Besides, more options to do the same thing isn't necessarily a bad thing. People can pick whichever they like best. If someone has games already installed on an SD card in their steam deck and want to quickly move them over to a steam machine or steam frame then this would be super convenient for them.
This is also specifically an article about the steam deck, steam frame, and steam machine so all of the devices would be using SteamOS and not Windows anyway. Not really sure why you're bringing up Windows.
I'm not surprised it works that way on between steam deck and steam deck and the architecture is identical in terms of what steam needs
It's not identical? They are different architectires.
What does the architecture of the CPU have to do with the disk format?

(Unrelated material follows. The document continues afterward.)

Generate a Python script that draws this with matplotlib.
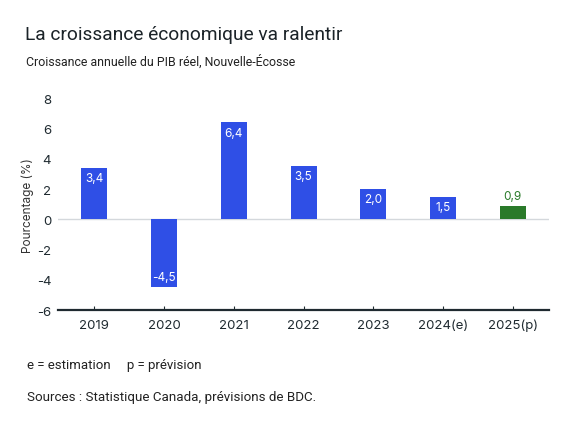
import matplotlib.pyplot as plt

# data
years = ['2019', '2020', '2021', '2022', '2023', '2024(e)', '2025(p)']
growth = [3.4, -4.5, 6.4, 3.5, 2.0, 1.5, 0.9]
is_forecast = [False, False, False, False, False, False, True]
y_ticks = [-6, -4, -2, 0, 2, 4, 6, 8]

blue = '#2f4fe6'
green = '#2a7a2a'
dark = '#1f2a30'

plt.rcParams['font.family'] = ['Roboto', 'DejaVu Sans']
num_font = ['Inter', 'DejaVu Sans']

fig = plt.figure(figsize=(5.75, 4.31), dpi=100)
ax = fig.add_axes([0.101, 0.278, 0.854, 0.492])

x = range(len(years))
colors = [green if f else blue for f in is_forecast]
bars = ax.bar(x, growth, width=0.37, color=colors, zorder=3)

for i, (b, v) in enumerate(zip(bars, growth)):
    label = '{:.1f}'.format(v).replace('.', ',')
    cx = b.get_x() + b.get_width() / 2
    if is_forecast[i]:
        ax.annotate(label, (cx, v), xytext=(0, 3), textcoords='offset points',
                    ha='center', va='bottom', color=green, fontsize=8.5,
                    family=num_font)
    elif v >= 0:
        ax.annotate(label, (cx, v), xytext=(0, -3), textcoords='offset points',
                    ha='center', va='top', color='white', fontsize=8.5,
                    family=num_font)
    else:
        ax.annotate(label, (cx, v), xytext=(0, 3), textcoords='offset points',
                    ha='center', va='bottom', color='white', fontsize=8.5,
                    family=num_font)

ax.axhline(0, color='#d4d8dc', linewidth=1, zorder=2)
ax.set_xlim(-0.52, len(years) - 0.48)
ax.set_ylim(-6, 8)
ax.set_yticks(y_ticks)
ax.set_yticklabels([str(t) for t in y_ticks], family=num_font)
ax.set_xticks(list(x))
ax.set_xticklabels(years, family=num_font)

for s in ['top', 'right', 'left']:
    ax.spines[s].set_visible(False)
ax.spines['bottom'].set_color(dark)
ax.spines['bottom'].set_linewidth(1.6)
ax.tick_params(axis='y', length=0, labelsize=9.5, labelcolor=dark, pad=5)
ax.tick_params(axis='x', direction='in', length=3, width=0.8, color=dark,
               labelsize=9.5, labelcolor=dark, pad=6)
ax.set_ylabel('Pourcentage (%)', fontsize=8.5, color='#333333', labelpad=2,
              family=num_font)

fig.text(0.043, 0.919, 'La croissance économique va ralentir', fontsize=13.8,
         color='#1b2328', va='center', ha='left')
fig.text(0.045, 0.858, 'Croissance annuelle du PIB réel, Nouvelle-Écosse',
         fontsize=8.9, color='#222222', va='center', ha='left')
fig.text(0.047, 0.151, 'e = estimation     p = prévision', fontsize=9.5,
         color='#222222', va='center', ha='left')
fig.text(0.047, 0.077, 'Sources : Statistique Canada, prévisions de BDC.',
         fontsize=9.6, color='#222222', va='center', ha='left')

fig.savefig('out.png', dpi=100)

Nothing lol, linux arm can use ext4, btrfs, xfs etc same as it's x86 counterpart
Sure but with FEX it shouldn’t matter
Despite being ARM CPUs and Linux based machines, I'm pretty sure most of what they play is Windows x86 binaries.
What I will find fascinating is that if Linux does get a major foothold this might be the way that we actually transition off of x86 because of having all these different translation layers and then we can start creating new and interesting CPU architectures that would be more efficient than stuff that's been sitting from the 80s but still having the backwards compatibility through translation layers
Guessing the disk format used between both systems is identical too (at least from what I saw on my steam deck when using the tool integrated into SteamOS big picture)
Well the great thing about Linux is that it supports so many different file formats it doesn't really matter but yeah it's probably going to be exfat for the SD cards and ext4 for hard drive
It was ext4 for the SD card on default format on Deck (Not too sure why, maybe something to do with size limitations?)